Is it a play? Is it a gig? No – it’s some kind of hybrid live music story-telling experience brought to you by nabokov and director Joe Murphy! Symphony is a collaboration with three of Britain’s most successful young writers, Ella Hickson, Nick Payne and Tom Wells, and musician Ed Gaughan of London Snorkelling Team. The show is in fact three short plays interwoven with Gaughan’s indie party soundtrack each playfully dealing with love, loss, London and ‘lad-iators’.

As soon as you enter the venue four performers are already onstage tuning up and jamming out; you’re not sure if this is a cast or a band but either way they seem to be having a good time which makes it pretty easy for the audience to settle in for the evening. But before you know it the lights are bright and the amps are blaring, and I for one am glad of having picked up a pair of ear plugs at the bar as the music fills the cabaret space of Soho Downstairs.

Into the first play (or should it be ‘movement’ of this three part symphony?) Jonesy by Tom Wells, the underdog story of an asthmatic teen who dreams of making a name for himself as a ‘Netball Maverick’ and earning the respect of the ‘lads’ from GCSE PE. Iddon Jones is the first protagonist of the evening, setting him up as the sort of front man of this four-piece, and he sets the standard high. He gives a striking performance of the hopefully hopeless teen, charming and energetic even when faced with failure. There is a self-awareness in the writing which encourages the audience to believe in its absurdity, aided by the music that is interwoven into the story-telling itself.

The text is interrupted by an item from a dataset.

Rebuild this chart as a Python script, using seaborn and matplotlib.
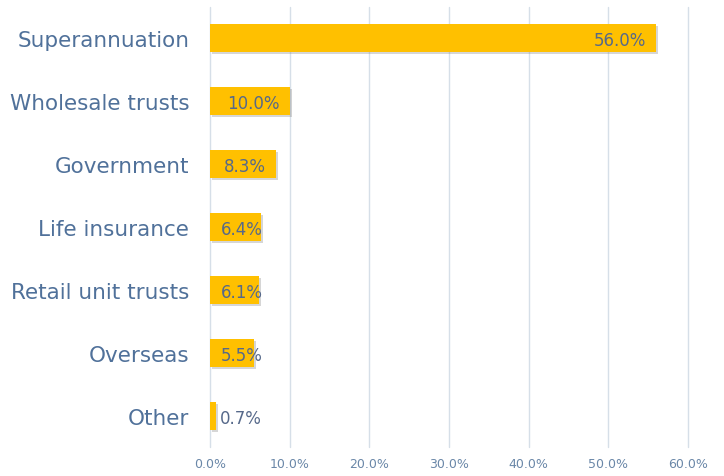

The other two plays don’t pack quite the punch of their predecessor; particularly as they both deal with more similar and familiar subject matter. Ella Hickson’s offering, A Love Song For The People Of London, tries to poke fun at the tropes of the ironically moustachioed geek boy (Liam Gerrard) who falls for the manic pixie dream girl (Katie Elin-Salt) he watches on the bus each morning. The writing doesn’t really have enough time to pick these ideas apart which unfortunately leaves the criticism underdeveloped; however it’s clear Gerrard and Elin-Salt are in on the joke as their performances bring a knowing humour to the fore.

The final play is Nick Payne’s My Thoughts On Leaving You. It is your typical boy meets girl (on the piss-soaked floor of a men’s room), girl falls in love with boy (against her better judgement), boy cheats on girl (with stranger who inevitably knows girl) boy tries to win back girl (with a rock ballad, obviously). Jack Brown has been providing excellent secondary character comedic work in the previous two pieces, so it’s rewarding to see him step into centre stage. What holds this play back is that the music is less entwined with the writing and more separated into a traditional song format, which feels a little safe. Although we are treated to a bolshie bluesy number from Elin-Salt, that stirs up a lot of love from the crowd, it feels like some of the unique quality of this theatre-gig format has been lost.

As the final chords ring in your ears it hard to deny that this has been an enjoyable hour. The multi-instrumental performers have continually impressed with their skills, the crowd have been amused by the well-timed comedy of each piece as well as plenty of ad hoc interactions, and there’s even been a bit of cheering and clapping along. Although there are still a few kinks in the form, it is exciting and perhaps most importantly it doesn’t feel pretentious. This show has been around for a few years now and don’t be surprised if it carries on plugging in for a few more.